This is a list of submissions to the 78th Academy Awards for Best Foreign Language Film. The Academy of Motion Picture Arts and Sciences has invited the film industries of various countries to submit their best film for the Academy Award for Best Foreign Language Film every year since the award was created in 1956. The award is handed out annually by the Academy to a feature-length motion picture produced outside the United States that contains primarily non-English dialogue. The Foreign Language Film Award Committee oversees the process and reviews all the submitted films.
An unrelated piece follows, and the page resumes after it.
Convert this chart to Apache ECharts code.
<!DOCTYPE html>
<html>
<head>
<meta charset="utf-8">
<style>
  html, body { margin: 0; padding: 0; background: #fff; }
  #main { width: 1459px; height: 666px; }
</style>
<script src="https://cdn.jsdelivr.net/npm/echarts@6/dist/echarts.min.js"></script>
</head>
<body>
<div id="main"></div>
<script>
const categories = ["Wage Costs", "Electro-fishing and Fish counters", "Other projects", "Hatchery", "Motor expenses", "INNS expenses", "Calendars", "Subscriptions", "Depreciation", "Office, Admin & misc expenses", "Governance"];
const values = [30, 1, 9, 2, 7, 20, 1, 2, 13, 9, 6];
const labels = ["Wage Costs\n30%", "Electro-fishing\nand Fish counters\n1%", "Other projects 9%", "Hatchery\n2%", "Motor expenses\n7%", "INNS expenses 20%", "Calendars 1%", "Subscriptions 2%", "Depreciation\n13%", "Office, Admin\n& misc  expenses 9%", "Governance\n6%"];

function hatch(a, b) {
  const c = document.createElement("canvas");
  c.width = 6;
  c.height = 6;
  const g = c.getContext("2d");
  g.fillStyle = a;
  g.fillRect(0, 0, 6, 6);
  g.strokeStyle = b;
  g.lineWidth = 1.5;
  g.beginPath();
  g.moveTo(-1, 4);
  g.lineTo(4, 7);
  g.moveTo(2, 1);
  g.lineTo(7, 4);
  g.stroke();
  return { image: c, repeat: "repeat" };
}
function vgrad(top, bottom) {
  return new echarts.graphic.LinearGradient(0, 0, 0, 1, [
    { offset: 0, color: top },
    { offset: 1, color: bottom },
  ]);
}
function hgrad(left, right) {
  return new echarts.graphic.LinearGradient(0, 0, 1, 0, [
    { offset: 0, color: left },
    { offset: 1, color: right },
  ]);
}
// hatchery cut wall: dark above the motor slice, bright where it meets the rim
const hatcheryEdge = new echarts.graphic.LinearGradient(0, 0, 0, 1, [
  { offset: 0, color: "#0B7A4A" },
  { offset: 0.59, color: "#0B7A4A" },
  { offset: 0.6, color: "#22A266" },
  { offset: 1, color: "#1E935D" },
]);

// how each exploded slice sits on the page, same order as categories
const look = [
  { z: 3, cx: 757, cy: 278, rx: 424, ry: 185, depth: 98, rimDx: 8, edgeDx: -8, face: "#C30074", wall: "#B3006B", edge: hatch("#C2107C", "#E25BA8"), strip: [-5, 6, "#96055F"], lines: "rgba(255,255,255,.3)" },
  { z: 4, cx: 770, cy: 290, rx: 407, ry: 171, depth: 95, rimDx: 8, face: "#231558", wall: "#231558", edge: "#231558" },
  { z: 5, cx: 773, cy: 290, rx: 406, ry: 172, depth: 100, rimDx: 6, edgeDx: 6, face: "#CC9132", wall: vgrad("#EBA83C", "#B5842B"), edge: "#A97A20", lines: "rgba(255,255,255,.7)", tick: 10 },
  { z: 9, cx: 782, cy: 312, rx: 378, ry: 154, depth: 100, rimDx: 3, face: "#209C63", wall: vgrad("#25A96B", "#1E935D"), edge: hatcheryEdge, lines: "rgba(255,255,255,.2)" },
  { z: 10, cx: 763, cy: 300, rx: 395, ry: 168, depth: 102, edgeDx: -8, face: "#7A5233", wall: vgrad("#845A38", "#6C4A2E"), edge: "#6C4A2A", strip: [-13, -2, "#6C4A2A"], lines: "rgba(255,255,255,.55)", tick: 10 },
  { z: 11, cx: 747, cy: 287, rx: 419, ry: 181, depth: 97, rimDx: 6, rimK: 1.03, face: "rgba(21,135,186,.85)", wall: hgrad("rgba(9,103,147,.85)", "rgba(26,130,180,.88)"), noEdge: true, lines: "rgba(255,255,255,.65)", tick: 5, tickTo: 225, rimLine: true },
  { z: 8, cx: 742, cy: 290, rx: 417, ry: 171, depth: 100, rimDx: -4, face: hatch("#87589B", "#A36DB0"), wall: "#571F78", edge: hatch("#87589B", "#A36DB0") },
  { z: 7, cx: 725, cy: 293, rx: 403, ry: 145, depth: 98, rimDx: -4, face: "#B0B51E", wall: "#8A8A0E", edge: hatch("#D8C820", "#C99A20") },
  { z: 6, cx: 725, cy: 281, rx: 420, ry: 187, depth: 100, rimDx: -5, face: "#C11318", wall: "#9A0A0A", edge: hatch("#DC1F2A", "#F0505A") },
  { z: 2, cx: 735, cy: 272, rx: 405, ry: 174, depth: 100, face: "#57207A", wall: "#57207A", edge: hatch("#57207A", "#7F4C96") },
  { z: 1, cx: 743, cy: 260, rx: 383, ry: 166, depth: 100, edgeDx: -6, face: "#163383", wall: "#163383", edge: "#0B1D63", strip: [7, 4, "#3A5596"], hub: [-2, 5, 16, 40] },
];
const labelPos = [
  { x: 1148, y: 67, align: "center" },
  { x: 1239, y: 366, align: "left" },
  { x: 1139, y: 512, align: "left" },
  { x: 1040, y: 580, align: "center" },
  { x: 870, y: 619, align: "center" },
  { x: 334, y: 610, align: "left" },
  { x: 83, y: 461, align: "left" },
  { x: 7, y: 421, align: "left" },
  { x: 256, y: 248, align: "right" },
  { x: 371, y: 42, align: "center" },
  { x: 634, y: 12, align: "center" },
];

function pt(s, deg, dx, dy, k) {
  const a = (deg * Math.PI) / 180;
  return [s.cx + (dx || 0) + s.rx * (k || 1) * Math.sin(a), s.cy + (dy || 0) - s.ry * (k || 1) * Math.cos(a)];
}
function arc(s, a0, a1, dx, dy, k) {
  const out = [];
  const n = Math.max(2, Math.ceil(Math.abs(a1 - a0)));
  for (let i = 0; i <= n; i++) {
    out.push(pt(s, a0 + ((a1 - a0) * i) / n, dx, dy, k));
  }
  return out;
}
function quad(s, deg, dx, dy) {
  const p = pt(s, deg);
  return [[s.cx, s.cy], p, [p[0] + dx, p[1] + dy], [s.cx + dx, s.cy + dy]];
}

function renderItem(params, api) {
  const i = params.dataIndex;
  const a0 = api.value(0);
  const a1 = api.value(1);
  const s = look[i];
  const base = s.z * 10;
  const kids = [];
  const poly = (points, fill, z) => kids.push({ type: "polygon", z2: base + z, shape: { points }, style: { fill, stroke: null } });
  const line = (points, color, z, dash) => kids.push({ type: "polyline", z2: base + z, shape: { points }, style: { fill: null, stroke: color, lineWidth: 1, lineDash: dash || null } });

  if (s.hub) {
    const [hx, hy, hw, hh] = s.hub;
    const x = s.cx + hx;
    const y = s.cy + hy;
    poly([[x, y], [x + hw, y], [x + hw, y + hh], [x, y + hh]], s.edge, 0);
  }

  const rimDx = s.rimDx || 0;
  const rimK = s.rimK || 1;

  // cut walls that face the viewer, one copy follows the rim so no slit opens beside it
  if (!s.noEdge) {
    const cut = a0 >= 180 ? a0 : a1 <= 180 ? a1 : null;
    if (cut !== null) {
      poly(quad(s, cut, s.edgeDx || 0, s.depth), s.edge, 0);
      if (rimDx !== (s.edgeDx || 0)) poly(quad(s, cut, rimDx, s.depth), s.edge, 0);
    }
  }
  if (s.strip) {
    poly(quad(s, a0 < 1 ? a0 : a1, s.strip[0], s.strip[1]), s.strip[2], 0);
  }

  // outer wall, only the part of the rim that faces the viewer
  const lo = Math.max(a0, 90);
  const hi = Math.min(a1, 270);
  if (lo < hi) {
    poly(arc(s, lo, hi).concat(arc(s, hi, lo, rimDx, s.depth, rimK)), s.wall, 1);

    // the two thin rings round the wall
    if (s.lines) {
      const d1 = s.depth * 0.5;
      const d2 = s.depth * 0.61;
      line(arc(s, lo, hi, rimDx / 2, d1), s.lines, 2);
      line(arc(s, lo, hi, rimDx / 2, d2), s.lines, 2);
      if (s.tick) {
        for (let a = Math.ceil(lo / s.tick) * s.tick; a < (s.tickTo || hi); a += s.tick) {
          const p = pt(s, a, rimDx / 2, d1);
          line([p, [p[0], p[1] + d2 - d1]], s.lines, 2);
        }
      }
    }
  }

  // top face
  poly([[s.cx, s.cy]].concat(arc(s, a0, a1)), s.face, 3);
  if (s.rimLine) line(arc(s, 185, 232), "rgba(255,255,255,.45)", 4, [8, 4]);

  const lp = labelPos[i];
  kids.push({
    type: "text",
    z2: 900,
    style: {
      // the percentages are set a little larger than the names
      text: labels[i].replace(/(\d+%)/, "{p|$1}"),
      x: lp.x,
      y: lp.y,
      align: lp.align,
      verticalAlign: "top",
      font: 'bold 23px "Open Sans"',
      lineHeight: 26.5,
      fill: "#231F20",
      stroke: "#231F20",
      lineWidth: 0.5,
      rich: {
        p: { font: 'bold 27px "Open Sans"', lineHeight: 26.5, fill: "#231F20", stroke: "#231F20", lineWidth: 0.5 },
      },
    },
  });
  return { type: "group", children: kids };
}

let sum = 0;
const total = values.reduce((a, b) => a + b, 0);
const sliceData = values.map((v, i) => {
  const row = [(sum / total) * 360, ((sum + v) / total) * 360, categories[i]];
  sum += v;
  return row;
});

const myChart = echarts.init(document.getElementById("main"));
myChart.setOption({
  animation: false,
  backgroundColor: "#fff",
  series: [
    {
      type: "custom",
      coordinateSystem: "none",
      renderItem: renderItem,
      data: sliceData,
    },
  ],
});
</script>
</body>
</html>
For the 78th Academy Awards, sixty-four countries submitted films to the Academy, and fifty-eight of those films were accepted for review by the Academy. The submissions of Austria and Greece were rejected before the formal review process and the submissions of Uruguay and Venezuela did not appear in the final list; meanwhile, those from Bolivia, Netherlands, Singapore and Tajikistan were later disqualified by the Academy. Costa Rica, Iraq and Fiji submitted films for the first time. The winner of the Academy Award for Best Foreign Language Film was South Africa's Tsotsi, which was directed by Gavin Hood.

Submissions

Notes

  Austria's submission, Caché, was disqualified because the film was completely in French, and not in a language indigenous to Austria.
  Bolivia's submission, Say Good Morning to Dad, was disqualified because a print of the film did not arrive at the Academy in time.
  Private was originally selected but the Academy informed Italy that the film would be disqualified for not being in Italian. The Italian Academy appealed the decision, but ended up selecting a new film
    Nepal elected to send Basain, but due to its release date, it was submitted the following year instead.
  The submission of the Netherlands, Bluebird, disqualified because it was too similar to a version previously aired on Dutch television; it was too late to select another Dutch film.
  Paradise Now was submitted as coming from "Palestine", which was used on the web page and the official notices of the Academy. It was announced at the awards ceremony as from "the Palestinian Territories".
  The Philippines failed to send a film for the first time in ten years; their Film Academy claimed they thought they hadn't been invited after the official invitation failed to reach their new address. 
  Singapore's submission, Be with Me, was disqualified after its official screening for being mostly in English and not in a Foreign Language
  Tajikistan's submission, Sex & Philosophy, was disqualified because a print of the film did not arrive at the Academy in time
  Uruguay reportedly selected Álvaro Buela's Alma Mater, but it only ended up sent to the Goya Awards.
  Venezuela selected 1888: The Extraordinary Voyage of the Santa Isabel, but their entry was delayed by a lawsuit and they missed the deadline   
 Among the other countries which were officially invited to submit a film, but did not, were Afghanistan, Algeria, Australia, Ecuador, Egypt, Lebanon, Macedonia, Malaysia, Ukraine and the United Kingdom.